§ **DIRECTIONS**
Skip the images and copy each record exactly as written.

^^^^

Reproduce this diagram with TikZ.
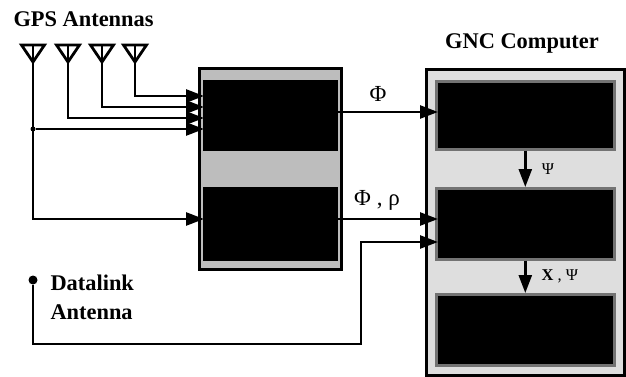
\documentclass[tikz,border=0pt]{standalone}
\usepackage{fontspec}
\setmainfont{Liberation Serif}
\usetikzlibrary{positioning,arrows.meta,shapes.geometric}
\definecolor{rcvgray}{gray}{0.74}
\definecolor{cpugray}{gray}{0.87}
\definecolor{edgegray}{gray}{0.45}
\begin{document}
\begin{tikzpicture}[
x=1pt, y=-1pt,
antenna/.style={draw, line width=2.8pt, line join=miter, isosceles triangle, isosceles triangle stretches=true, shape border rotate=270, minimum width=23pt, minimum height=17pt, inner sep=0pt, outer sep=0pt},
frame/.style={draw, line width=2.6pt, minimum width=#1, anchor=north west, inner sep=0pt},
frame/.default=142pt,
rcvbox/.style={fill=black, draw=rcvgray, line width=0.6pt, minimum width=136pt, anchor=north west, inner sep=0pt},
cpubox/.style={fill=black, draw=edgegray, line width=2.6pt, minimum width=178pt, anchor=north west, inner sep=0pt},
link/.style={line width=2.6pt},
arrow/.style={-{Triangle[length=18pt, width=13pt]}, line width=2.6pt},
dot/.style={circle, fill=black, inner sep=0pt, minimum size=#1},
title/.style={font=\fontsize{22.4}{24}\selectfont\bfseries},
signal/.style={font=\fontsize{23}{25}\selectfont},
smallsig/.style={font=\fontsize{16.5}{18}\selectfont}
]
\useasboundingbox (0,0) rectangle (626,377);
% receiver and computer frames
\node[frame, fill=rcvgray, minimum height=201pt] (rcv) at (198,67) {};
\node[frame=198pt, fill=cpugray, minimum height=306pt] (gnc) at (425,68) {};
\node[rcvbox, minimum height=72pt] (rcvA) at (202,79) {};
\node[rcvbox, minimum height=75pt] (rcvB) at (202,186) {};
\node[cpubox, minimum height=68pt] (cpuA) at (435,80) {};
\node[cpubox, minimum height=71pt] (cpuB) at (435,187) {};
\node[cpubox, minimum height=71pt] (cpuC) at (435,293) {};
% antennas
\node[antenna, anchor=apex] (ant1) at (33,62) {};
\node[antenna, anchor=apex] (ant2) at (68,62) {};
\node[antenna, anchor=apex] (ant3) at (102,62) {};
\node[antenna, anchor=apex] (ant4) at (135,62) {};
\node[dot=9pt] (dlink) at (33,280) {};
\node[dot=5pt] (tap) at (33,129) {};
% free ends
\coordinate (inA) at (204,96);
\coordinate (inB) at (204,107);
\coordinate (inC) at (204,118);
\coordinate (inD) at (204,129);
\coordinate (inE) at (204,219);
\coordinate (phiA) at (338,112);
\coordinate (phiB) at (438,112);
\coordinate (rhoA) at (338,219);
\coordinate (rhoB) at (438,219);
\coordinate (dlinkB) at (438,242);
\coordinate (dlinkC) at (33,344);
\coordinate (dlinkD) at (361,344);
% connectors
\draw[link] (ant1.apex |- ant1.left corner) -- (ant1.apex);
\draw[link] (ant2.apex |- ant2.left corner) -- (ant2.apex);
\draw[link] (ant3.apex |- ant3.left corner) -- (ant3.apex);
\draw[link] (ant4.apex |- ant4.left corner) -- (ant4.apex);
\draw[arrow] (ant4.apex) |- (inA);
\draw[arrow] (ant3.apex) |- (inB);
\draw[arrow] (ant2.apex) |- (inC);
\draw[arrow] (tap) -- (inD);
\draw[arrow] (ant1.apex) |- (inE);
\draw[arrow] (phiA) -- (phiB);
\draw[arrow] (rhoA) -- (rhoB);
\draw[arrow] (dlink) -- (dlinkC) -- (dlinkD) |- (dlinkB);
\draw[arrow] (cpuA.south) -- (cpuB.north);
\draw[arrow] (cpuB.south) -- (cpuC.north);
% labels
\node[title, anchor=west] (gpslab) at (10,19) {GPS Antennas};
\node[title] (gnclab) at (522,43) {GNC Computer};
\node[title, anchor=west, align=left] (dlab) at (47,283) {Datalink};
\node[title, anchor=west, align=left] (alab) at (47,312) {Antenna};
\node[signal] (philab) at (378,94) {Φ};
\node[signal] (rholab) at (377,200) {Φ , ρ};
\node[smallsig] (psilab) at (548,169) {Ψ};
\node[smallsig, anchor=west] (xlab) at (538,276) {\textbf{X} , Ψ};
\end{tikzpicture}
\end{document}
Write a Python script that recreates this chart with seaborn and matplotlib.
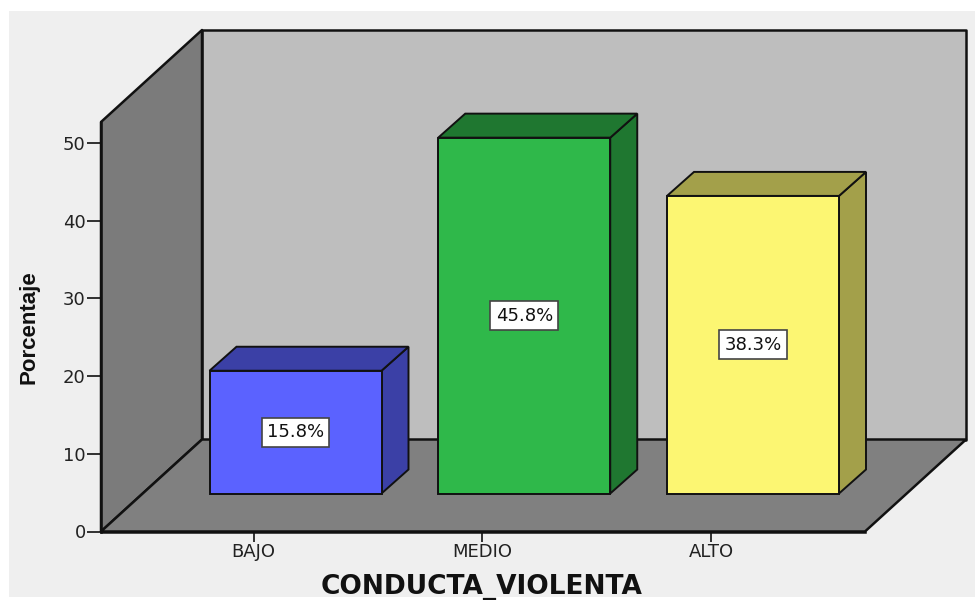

^^^^

§ **IN RESPONSE**
Reproduce this diagram with TikZ.
\documentclass[tikz,border=0pt]{standalone}
\usepackage{fontspec}
\setmainfont{Liberation Serif}
\usetikzlibrary{positioning,arrows.meta,shapes.geometric}
\definecolor{rcvgray}{gray}{0.74}
\definecolor{cpugray}{gray}{0.87}
\definecolor{edgegray}{gray}{0.45}
\begin{document}
\begin{tikzpicture}[
x=1pt, y=-1pt,
antenna/.style={draw, line width=2.8pt, line join=miter, isosceles triangle, isosceles triangle stretches=true, shape border rotate=270, minimum width=23pt, minimum height=17pt, inner sep=0pt, outer sep=0pt},
frame/.style={draw, line width=2.6pt, minimum width=#1, anchor=north west, inner sep=0pt},
frame/.default=142pt,
rcvbox/.style={fill=black, draw=rcvgray, line width=0.6pt, minimum width=136pt, anchor=north west, inner sep=0pt},
cpubox/.style={fill=black, draw=edgegray, line width=2.6pt, minimum width=178pt, anchor=north west, inner sep=0pt},
link/.style={line width=2.6pt},
arrow/.style={-{Triangle[length=18pt, width=13pt]}, line width=2.6pt},
dot/.style={circle, fill=black, inner sep=0pt, minimum size=#1},
title/.style={font=\fontsize{22.4}{24}\selectfont\bfseries},
signal/.style={font=\fontsize{23}{25}\selectfont},
smallsig/.style={font=\fontsize{16.5}{18}\selectfont}
]
\useasboundingbox (0,0) rectangle (626,377);
% receiver and computer frames
\node[frame, fill=rcvgray, minimum height=201pt] (rcv) at (198,67) {};
\node[frame=198pt, fill=cpugray, minimum height=306pt] (gnc) at (425,68) {};
\node[rcvbox, minimum height=72pt] (rcvA) at (202,79) {};
\node[rcvbox, minimum height=75pt] (rcvB) at (202,186) {};
\node[cpubox, minimum height=68pt] (cpuA) at (435,80) {};
\node[cpubox, minimum height=71pt] (cpuB) at (435,187) {};
\node[cpubox, minimum height=71pt] (cpuC) at (435,293) {};
% antennas
\node[antenna, anchor=apex] (ant1) at (33,62) {};
\node[antenna, anchor=apex] (ant2) at (68,62) {};
\node[antenna, anchor=apex] (ant3) at (102,62) {};
\node[antenna, anchor=apex] (ant4) at (135,62) {};
\node[dot=9pt] (dlink) at (33,280) {};
\node[dot=5pt] (tap) at (33,129) {};
% free ends
\coordinate (inA) at (204,96);
\coordinate (inB) at (204,107);
\coordinate (inC) at (204,118);
\coordinate (inD) at (204,129);
\coordinate (inE) at (204,219);
\coordinate (phiA) at (338,112);
\coordinate (phiB) at (438,112);
\coordinate (rhoA) at (338,219);
\coordinate (rhoB) at (438,219);
\coordinate (dlinkB) at (438,242);
\coordinate (dlinkC) at (33,344);
\coordinate (dlinkD) at (361,344);
% connectors
\draw[link] (ant1.apex |- ant1.left corner) -- (ant1.apex);
\draw[link] (ant2.apex |- ant2.left corner) -- (ant2.apex);
\draw[link] (ant3.apex |- ant3.left corner) -- (ant3.apex);
\draw[link] (ant4.apex |- ant4.left corner) -- (ant4.apex);
\draw[arrow] (ant4.apex) |- (inA);
\draw[arrow] (ant3.apex) |- (inB);
\draw[arrow] (ant2.apex) |- (inC);
\draw[arrow] (tap) -- (inD);
\draw[arrow] (ant1.apex) |- (inE);
\draw[arrow] (phiA) -- (phiB);
\draw[arrow] (rhoA) -- (rhoB);
\draw[arrow] (dlink) -- (dlinkC) -- (dlinkD) |- (dlinkB);
\draw[arrow] (cpuA.south) -- (cpuB.north);
\draw[arrow] (cpuB.south) -- (cpuC.north);
% labels
\node[title, anchor=west] (gpslab) at (10,19) {GPS Antennas};
\node[title] (gnclab) at (522,43) {GNC Computer};
\node[title, anchor=west, align=left] (dlab) at (47,283) {Datalink};
\node[title, anchor=west, align=left] (alab) at (47,312) {Antenna};
\node[signal] (philab) at (378,94) {Φ};
\node[signal] (rholab) at (377,200) {Φ , ρ};
\node[smallsig] (psilab) at (548,169) {Ψ};
\node[smallsig, anchor=west] (xlab) at (538,276) {\textbf{X} , Ψ};
\end{tikzpicture}
\end{document}
Write a Python script that recreates this chart with seaborn and matplotlib.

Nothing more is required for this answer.